One of the aims of these economic divisions is to create an economic dependency around Artsakh. According to the decree, the new “Karabakh economic region” will “ensure the restoration and rapid development of the region.” The region includes the 1988 administrative borders of Nagorno-Karabakh including Aghdam, Fizuli (Varanta), Tartar, Aghjabadi and Barda. Zankelan, Gubadli, Jabrayil (Jrakan), Lachin (Berdzor) and Karvajar districts, which are located in the eastern part of the Zangezur plateau and surrounded by the Zangezur mountain range, cover a vast territory from Lachin and Karvajar to Nakhichevan; these districts unify into one economic region called “Eastern Zangezur.” The wording in this phrase hints that Azerbaijan is trying to reproduce a false narrative over the history of Zangezur to prepare the public for a justified war in the future to “capture Western Zangezur.”
Assessment and conclusion
All the above-mentioned points may raise certain concerns that eventually, sooner or later, the agenda of the Armenian-Turkish relations will be back on the table. If the issue of Nagorno-Karabakh is resolved, as President Aliyev claims, Turkey would have no pretext to continue its blockade over Yerevan. Already many high officials from Pashinyan’s Civil Contract Party, such as former Deputy Parliamentary Speaker Lena Nazaryan, stated that Armenia must strive to establish long-term or even permanent peace with all of its neighbors. She also said in an interview that there is now a “high chance” of establishing diplomatic relations with Turkey.

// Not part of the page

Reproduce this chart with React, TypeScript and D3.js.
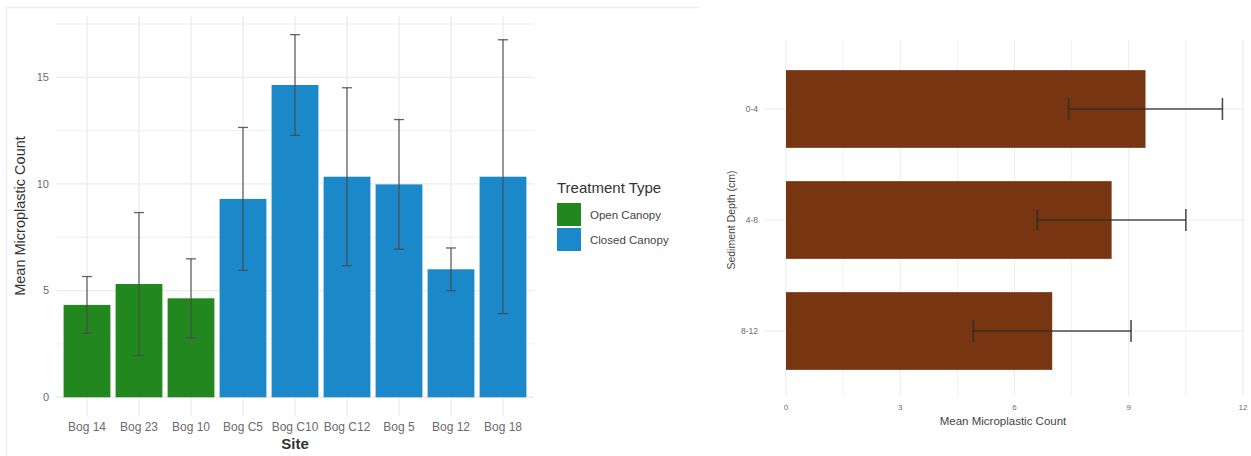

Therefore, Pashinyan’s task will not be an easy one when addressing Armenia’s foreign policy challenges. Given Armenia’s limited resources and dependence on Russia after the 2020 Artsakh War, Yerevan has limited space to maneuver and may be pushed for painful compromises. For this reason, Armenia needs a clear foreign policy strategy to adapt to the geopolitical realities in the region. Since the balance of power is not in favor of Armenia, any foreign policy mistake or miscalculation by Pashinyan may cost Armenia and Artsakh dearly.